Shift left testing saves time by identifying bugs earlier in the life cycle. More rigorous detection of errors and bottlenecks in advance enables testers to improve initial designs versus trying to remediate errors post production – which can be very time consuming. The shift left approach also ensures quality by allowing the development team to bake automation tools like API testing or unit testing right into the building process. Ultimately, apps, microservices, and APIs are more sufficiently protected. Waiting to test during production means the team is always playing catch up and facing inherently greater risk with potentially misconfigured APIs.
How to Implement Shift Left Testing
There are some basic things to keep in mind when implementing shift left security and testing.
Define goals. Since shift left demands organizational and cultural change, management should first define goals for the process to ensure any new tool or process introduced into the development cycle will work for the team’s existing development and testing methodologies.
Understand the supply chain. Know how and where your institution develops apps and software before architecting a comprehensive shift left security program. The security risk posture of the supply chain is largely dependent on the security proficiency of others in the chain. This also helps your developers identify small steps where testing might be placed earlier in the life cycle.
Automate security processes with security automation tools. Use continuous integration (CI) tools, issue tracking tools, and test automation tools to help teams establish and automate security practices during all stages of the life cycle.
Train development teams in coding securely and visible culture. Do not neglect the human aspects of risk during the move to shift left security. Constant visibility into application security should be part of the culture.

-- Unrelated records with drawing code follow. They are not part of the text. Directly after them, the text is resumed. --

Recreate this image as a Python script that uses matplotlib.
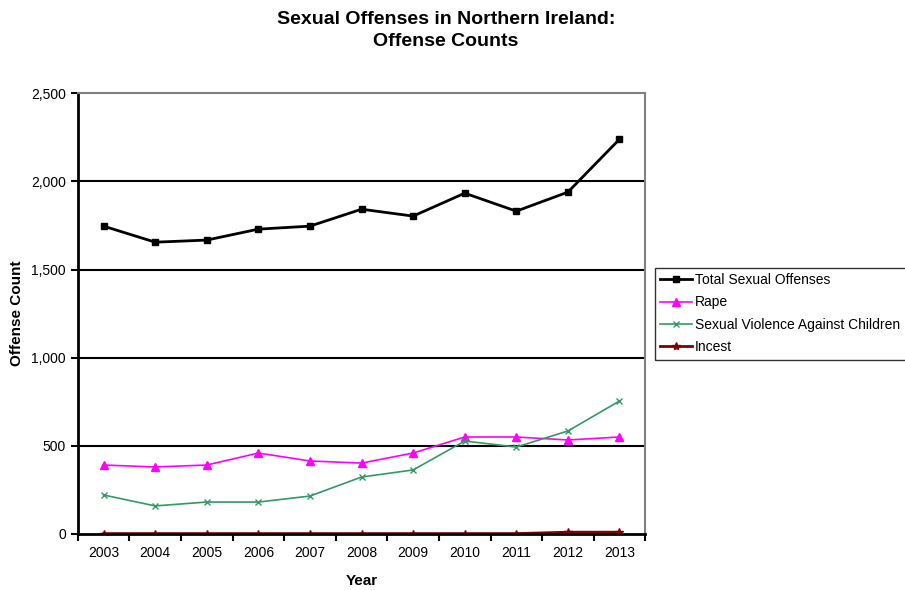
import numpy as np
import matplotlib
matplotlib.use("Agg")
from matplotlib import pyplot as plt
from matplotlib.ticker import FuncFormatter, FixedLocator

plt.rcParams['font.family'] = ['Liberation Sans', 'DejaVu Sans']

years = ['2003', '2004', '2005', '2006', '2007', '2008', '2009', '2010', '2011', '2012', '2013']
total = [1746, 1655, 1667, 1729, 1746, 1842, 1803, 1933, 1831, 1939, 2239]
rape = [391, 380, 391, 459, 414, 402, 459, 550, 550, 533, 550]
children = [221, 159, 181, 181, 215, 323, 363, 527, 493, 584, 754]
incest = [2, 2, 2, 2, 2, 2, 2, 2, 2, 10, 10]

fig = plt.figure(figsize=(9.05, 5.9), dpi=100)
ax = fig.add_axes([0.086, 0.095, 0.627, 0.747])

x = np.arange(len(years))
ax.plot(x, total, color='black', lw=2, marker='s', ms=5, label='Total Sexual Offenses')
ax.plot(x, rape, color='#ff00ff', lw=1.2, marker='^', ms=6, label='Rape')
ax.plot(x, children, color='#339966', lw=1.2, marker='x', ms=4, mew=1, label='Sexual Violence Against Children')
ax.plot(x, incest, color='#800000', lw=2, marker='*', ms=6, label='Incest')

ax.set_ylim(0, 2500)
ax.set_yticks(range(0, 2501, 500))
ax.yaxis.set_major_formatter(FuncFormatter(lambda v, p: f'{int(v):,}'))
for yv in [500, 1000, 1500, 2000]:
    ax.axhline(yv, color='black', lw=1.5, zorder=0)

ax.set_xlim(-0.5, len(years) - 0.5)
ax.set_xticks(x)
ax.set_xticklabels(years)
ax.xaxis.set_minor_locator(FixedLocator(np.arange(-0.5, len(years), 1)))
ax.tick_params(axis='x', which='major', length=0, pad=9, labelsize=10)
ax.tick_params(axis='x', which='minor', length=5, width=1.5, direction='out')
ax.tick_params(axis='y', length=5, width=1.5, direction='out', labelsize=10)

ax.spines['left'].set_linewidth(2)
ax.spines['bottom'].set_linewidth(2)
ax.spines['top'].set_color('#808080')
ax.spines['right'].set_color('#808080')
ax.spines['top'].set_linewidth(1.5)
ax.spines['right'].set_linewidth(1.5)

ax.set_xlabel('Year', fontsize=11, fontweight='bold', labelpad=10)
ax.set_ylabel('Offense Count', fontsize=11, fontweight='bold', labelpad=5)

fig.text(0.493, 1 - 19 / 590, 'Sexual Offenses in Northern Ireland:',
         ha='center', va='center', fontsize=14, fontweight='bold')
fig.text(0.493, 1 - 42 / 590, 'Offense Counts',
         ha='center', va='center', fontsize=14, fontweight='bold')

leg = ax.legend(loc='center left', bbox_to_anchor=(1.017, 0.5), frameon=True,
                fancybox=False, fontsize=10, handlelength=2.3, handletextpad=0.2,
                borderpad=0.4, labelspacing=0.6, borderaxespad=0)
leg.get_frame().set_edgecolor('black')
leg.get_frame().set_linewidth(1)

fig.savefig('out.png', dpi=100)
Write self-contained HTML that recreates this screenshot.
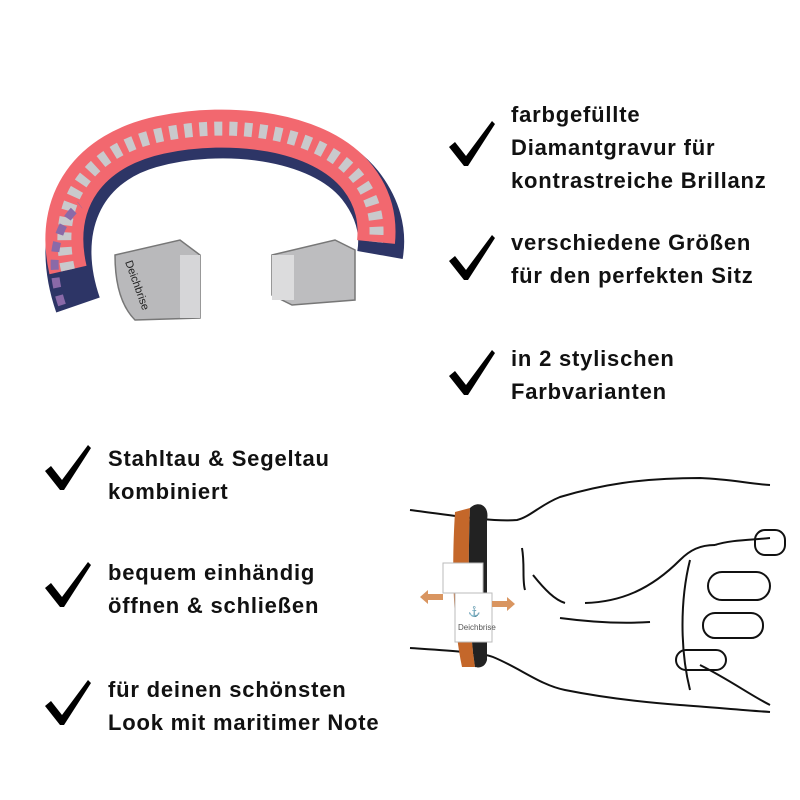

Value of Shift Left API Testing
Shifting testing earlier in the development process offers a myriad of benefits for developers. These benefits can be summarized in two distinct outcomes: fixing vulnerabilities before production and innovating faster.
Address vulnerabilities before production
As discussed earlier in this document, testing APIs early and often shrinks the API attack surface and reduces the risk of successful attacks in production. Now you can minimize the potential for data leaks and manipulation of APIs without any modifications to production infrastructure. By finding and fixing issues earlier, not only can you remediate faster, but you also can lower remediation costs by up to 100x. This includes improving compliance, and avoiding regulatory fines and reputational damage from incidents.
By testing APIs early, you’re also able to improve security while increasing velocity. A shift left approach empowers you to eliminate the bottlenecks identified earlier. You can increase your institution’s confidence in APIs with continuous testing and reduce redundant pentesting and other third-party security testing costs. Ultimately, you are able to deliver secure code without having to become a security expert.